REQUIREMENTS:
Using the records below, copy exactly the part that opens with the line holding "Recreate this image" and closes with the line holding "yscale = alt.Scale(domain=[0, 150], nice=False)", minus the pictures.

INPUT DATA:

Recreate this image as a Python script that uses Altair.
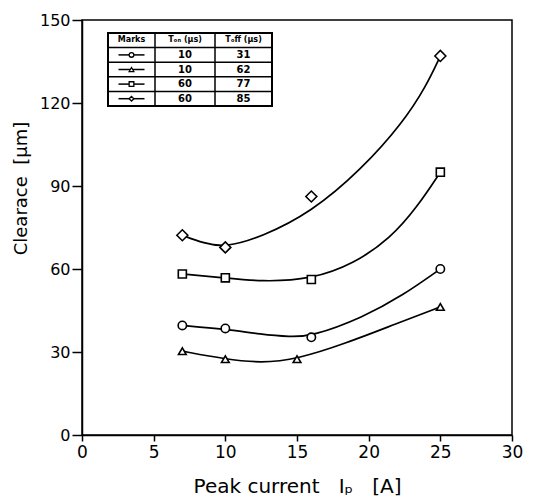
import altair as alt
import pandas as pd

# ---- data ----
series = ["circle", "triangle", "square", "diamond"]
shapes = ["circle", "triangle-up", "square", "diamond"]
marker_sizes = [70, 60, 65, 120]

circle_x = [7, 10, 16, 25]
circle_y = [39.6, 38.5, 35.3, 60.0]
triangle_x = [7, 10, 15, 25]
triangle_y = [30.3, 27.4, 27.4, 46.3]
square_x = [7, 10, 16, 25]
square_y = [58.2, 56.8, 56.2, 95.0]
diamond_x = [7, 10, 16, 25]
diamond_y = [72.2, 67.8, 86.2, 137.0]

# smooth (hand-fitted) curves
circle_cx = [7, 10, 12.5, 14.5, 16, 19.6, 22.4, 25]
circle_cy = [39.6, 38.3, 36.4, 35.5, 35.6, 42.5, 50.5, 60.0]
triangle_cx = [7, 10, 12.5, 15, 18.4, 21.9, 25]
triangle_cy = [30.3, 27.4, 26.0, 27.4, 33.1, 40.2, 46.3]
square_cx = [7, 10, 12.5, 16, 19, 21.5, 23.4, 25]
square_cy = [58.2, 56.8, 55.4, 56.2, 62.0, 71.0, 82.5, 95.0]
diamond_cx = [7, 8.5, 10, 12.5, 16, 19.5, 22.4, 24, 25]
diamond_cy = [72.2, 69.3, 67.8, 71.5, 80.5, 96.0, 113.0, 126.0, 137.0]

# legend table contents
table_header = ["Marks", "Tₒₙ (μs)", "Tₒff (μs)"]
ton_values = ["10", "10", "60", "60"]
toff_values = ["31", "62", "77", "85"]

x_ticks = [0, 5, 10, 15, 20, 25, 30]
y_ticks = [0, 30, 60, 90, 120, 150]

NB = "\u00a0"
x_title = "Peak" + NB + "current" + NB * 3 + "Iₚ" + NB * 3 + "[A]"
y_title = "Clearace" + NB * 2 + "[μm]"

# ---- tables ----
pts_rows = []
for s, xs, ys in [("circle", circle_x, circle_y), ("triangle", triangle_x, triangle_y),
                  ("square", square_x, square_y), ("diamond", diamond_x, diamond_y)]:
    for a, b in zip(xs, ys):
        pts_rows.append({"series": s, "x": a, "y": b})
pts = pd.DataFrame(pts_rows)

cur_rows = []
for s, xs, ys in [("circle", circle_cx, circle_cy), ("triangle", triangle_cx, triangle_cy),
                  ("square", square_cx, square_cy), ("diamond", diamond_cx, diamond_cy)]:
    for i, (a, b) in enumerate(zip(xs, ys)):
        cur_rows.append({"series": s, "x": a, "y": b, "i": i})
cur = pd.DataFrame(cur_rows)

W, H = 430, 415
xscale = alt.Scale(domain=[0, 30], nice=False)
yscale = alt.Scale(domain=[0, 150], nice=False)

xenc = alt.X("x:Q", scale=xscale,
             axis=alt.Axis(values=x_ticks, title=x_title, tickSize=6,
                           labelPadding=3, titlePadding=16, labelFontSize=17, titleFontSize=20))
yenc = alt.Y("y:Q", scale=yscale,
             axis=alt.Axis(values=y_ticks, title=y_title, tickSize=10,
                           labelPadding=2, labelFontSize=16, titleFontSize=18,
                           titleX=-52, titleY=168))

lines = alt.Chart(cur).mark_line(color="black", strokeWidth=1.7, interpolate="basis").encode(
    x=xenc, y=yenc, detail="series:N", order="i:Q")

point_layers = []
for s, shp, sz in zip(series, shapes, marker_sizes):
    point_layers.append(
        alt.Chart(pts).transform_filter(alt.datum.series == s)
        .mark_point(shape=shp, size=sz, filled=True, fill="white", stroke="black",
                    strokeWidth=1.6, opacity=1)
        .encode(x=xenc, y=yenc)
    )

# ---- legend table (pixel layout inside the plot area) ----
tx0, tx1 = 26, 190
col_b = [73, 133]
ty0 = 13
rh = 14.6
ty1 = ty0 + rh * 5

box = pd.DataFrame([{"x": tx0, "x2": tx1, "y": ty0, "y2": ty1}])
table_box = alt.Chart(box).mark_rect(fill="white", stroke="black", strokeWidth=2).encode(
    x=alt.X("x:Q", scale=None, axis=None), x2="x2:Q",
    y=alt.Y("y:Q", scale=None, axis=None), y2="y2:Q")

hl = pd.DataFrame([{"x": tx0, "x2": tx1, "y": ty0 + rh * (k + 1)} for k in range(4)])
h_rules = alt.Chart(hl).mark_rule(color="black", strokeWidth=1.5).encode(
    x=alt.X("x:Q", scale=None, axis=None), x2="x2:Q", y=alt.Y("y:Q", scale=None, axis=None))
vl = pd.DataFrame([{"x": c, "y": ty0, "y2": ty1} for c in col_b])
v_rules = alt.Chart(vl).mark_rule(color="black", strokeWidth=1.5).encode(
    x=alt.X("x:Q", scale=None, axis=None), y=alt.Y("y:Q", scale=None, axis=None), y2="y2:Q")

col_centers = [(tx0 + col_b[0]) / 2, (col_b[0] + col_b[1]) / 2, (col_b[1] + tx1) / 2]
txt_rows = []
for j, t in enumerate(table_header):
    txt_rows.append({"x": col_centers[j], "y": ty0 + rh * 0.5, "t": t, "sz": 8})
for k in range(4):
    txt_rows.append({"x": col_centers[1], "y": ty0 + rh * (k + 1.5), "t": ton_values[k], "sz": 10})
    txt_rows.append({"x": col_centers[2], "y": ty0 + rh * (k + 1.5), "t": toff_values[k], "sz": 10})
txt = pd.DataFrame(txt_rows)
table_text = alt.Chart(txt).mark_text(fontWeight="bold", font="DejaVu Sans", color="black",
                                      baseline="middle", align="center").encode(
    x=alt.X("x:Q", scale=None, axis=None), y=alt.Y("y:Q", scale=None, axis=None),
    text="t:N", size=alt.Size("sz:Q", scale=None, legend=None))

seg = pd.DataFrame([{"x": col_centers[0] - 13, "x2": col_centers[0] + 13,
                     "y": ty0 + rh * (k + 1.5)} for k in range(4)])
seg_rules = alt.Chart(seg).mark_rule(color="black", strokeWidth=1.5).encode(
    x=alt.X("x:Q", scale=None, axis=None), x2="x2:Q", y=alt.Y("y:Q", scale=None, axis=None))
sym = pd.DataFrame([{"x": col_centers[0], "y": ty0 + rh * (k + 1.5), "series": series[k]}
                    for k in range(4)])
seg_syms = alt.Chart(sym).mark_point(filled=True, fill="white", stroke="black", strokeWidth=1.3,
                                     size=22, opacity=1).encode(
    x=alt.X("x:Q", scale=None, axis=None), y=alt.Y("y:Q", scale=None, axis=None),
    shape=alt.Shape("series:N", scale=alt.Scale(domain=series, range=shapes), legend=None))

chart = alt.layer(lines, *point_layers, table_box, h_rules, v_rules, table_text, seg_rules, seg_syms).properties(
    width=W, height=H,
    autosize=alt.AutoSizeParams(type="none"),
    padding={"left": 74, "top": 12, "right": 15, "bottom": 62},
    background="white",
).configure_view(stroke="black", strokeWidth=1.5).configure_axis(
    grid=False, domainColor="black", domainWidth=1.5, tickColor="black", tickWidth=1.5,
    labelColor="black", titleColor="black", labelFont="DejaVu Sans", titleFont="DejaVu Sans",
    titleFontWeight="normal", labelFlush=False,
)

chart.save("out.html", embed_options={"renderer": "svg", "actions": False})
...
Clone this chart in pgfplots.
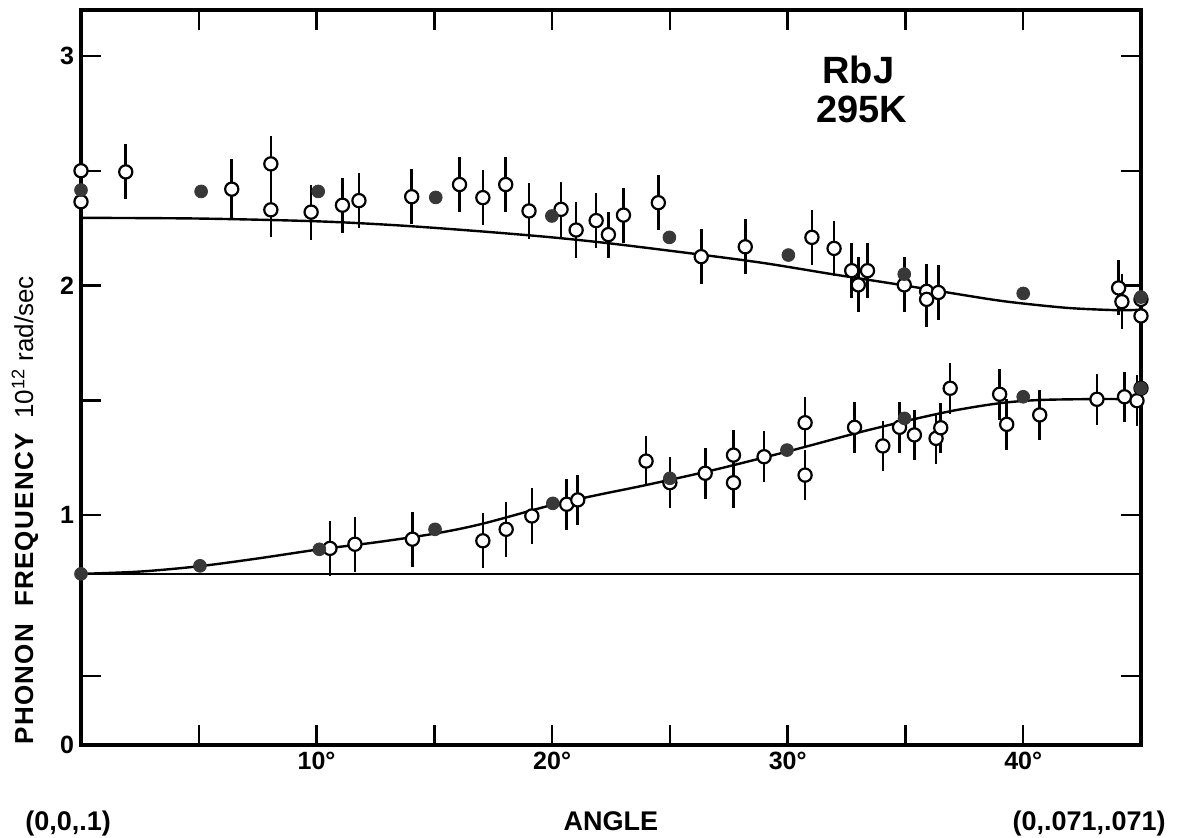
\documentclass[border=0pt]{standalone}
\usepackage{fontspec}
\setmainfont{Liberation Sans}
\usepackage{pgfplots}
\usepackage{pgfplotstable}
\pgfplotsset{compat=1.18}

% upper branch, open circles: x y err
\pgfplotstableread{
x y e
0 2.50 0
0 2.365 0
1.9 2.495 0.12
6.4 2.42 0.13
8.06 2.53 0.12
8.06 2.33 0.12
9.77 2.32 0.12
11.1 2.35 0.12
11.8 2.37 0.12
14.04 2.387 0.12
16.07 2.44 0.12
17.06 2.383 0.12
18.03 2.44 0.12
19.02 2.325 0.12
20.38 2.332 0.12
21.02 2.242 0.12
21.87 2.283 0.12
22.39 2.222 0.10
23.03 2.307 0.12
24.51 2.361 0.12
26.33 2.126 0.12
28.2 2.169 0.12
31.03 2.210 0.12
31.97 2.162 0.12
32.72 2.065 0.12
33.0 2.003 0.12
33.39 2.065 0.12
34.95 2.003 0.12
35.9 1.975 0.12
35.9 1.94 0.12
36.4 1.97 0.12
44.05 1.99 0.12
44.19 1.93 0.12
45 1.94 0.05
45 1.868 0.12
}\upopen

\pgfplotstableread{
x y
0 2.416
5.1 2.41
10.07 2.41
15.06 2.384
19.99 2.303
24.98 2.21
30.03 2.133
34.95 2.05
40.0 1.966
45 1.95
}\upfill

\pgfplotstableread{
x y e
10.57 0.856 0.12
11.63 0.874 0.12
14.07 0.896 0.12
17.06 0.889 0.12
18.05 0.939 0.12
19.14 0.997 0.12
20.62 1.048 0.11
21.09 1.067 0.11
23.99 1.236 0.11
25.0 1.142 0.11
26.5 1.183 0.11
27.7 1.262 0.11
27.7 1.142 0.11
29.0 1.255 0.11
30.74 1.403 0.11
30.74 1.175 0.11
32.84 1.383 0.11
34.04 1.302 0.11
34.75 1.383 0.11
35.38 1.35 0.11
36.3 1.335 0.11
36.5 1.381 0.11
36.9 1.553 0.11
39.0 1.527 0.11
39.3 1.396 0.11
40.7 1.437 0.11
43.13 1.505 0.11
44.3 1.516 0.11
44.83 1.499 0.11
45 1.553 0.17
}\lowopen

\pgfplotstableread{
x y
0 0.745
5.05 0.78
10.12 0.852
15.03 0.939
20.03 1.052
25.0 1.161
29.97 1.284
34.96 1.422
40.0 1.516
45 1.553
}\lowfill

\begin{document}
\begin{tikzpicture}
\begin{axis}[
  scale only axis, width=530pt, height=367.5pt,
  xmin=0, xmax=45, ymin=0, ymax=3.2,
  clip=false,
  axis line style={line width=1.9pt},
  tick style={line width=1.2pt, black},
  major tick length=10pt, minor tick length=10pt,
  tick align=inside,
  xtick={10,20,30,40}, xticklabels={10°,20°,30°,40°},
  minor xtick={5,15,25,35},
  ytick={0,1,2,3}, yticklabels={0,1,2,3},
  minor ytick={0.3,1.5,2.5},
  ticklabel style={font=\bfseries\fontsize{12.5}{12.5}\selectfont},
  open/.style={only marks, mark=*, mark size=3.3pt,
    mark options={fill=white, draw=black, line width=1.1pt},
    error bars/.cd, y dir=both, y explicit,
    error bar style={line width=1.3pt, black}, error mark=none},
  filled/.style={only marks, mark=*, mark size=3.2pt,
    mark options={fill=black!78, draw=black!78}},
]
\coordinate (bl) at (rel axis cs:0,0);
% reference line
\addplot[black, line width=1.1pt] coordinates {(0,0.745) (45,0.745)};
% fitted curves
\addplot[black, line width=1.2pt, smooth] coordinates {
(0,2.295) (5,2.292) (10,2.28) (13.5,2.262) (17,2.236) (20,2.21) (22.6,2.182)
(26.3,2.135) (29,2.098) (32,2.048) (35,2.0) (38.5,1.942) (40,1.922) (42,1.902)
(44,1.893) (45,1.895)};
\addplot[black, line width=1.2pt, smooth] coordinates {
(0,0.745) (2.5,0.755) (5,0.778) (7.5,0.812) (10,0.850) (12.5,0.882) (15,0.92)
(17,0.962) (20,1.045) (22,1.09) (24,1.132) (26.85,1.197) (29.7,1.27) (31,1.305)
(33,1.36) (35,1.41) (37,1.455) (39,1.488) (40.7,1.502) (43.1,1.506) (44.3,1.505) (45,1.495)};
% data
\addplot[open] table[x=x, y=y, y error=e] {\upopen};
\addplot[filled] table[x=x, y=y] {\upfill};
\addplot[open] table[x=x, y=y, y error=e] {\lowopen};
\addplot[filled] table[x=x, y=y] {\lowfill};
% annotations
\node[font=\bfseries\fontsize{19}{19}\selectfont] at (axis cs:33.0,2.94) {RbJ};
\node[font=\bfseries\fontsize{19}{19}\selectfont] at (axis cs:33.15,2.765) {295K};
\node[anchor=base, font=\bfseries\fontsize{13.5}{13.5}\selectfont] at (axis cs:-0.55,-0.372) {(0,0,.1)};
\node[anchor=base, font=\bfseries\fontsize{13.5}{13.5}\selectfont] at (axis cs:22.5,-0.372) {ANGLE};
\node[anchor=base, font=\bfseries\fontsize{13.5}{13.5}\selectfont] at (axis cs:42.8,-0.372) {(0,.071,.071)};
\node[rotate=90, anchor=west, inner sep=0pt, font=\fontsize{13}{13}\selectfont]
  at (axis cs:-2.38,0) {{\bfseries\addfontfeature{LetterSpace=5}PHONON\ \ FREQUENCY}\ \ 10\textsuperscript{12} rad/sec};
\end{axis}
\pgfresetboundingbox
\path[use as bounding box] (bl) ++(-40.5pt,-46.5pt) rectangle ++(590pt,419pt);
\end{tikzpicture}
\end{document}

RESULT OF THE TASK:
Recreate this image as a Python script that uses Altair.
import altair as alt
import pandas as pd

# ---- data ----
series = ["circle", "triangle", "square", "diamond"]
shapes = ["circle", "triangle-up", "square", "diamond"]
marker_sizes = [70, 60, 65, 120]

circle_x = [7, 10, 16, 25]
circle_y = [39.6, 38.5, 35.3, 60.0]
triangle_x = [7, 10, 15, 25]
triangle_y = [30.3, 27.4, 27.4, 46.3]
square_x = [7, 10, 16, 25]
square_y = [58.2, 56.8, 56.2, 95.0]
diamond_x = [7, 10, 16, 25]
diamond_y = [72.2, 67.8, 86.2, 137.0]

# smooth (hand-fitted) curves
circle_cx = [7, 10, 12.5, 14.5, 16, 19.6, 22.4, 25]
circle_cy = [39.6, 38.3, 36.4, 35.5, 35.6, 42.5, 50.5, 60.0]
triangle_cx = [7, 10, 12.5, 15, 18.4, 21.9, 25]
triangle_cy = [30.3, 27.4, 26.0, 27.4, 33.1, 40.2, 46.3]
square_cx = [7, 10, 12.5, 16, 19, 21.5, 23.4, 25]
square_cy = [58.2, 56.8, 55.4, 56.2, 62.0, 71.0, 82.5, 95.0]
diamond_cx = [7, 8.5, 10, 12.5, 16, 19.5, 22.4, 24, 25]
diamond_cy = [72.2, 69.3, 67.8, 71.5, 80.5, 96.0, 113.0, 126.0, 137.0]

# legend table contents
table_header = ["Marks", "Tₒₙ (μs)", "Tₒff (μs)"]
ton_values = ["10", "10", "60", "60"]
toff_values = ["31", "62", "77", "85"]

x_ticks = [0, 5, 10, 15, 20, 25, 30]
y_ticks = [0, 30, 60, 90, 120, 150]

NB = "\u00a0"
x_title = "Peak" + NB + "current" + NB * 3 + "Iₚ" + NB * 3 + "[A]"
y_title = "Clearace" + NB * 2 + "[μm]"

# ---- tables ----
pts_rows = []
for s, xs, ys in [("circle", circle_x, circle_y), ("triangle", triangle_x, triangle_y),
                  ("square", square_x, square_y), ("diamond", diamond_x, diamond_y)]:
    for a, b in zip(xs, ys):
        pts_rows.append({"series": s, "x": a, "y": b})
pts = pd.DataFrame(pts_rows)

cur_rows = []
for s, xs, ys in [("circle", circle_cx, circle_cy), ("triangle", triangle_cx, triangle_cy),
                  ("square", square_cx, square_cy), ("diamond", diamond_cx, diamond_cy)]:
    for i, (a, b) in enumerate(zip(xs, ys)):
        cur_rows.append({"series": s, "x": a, "y": b, "i": i})
cur = pd.DataFrame(cur_rows)

W, H = 430, 415
xscale = alt.Scale(domain=[0, 30], nice=False)
yscale = alt.Scale(domain=[0, 150], nice=False)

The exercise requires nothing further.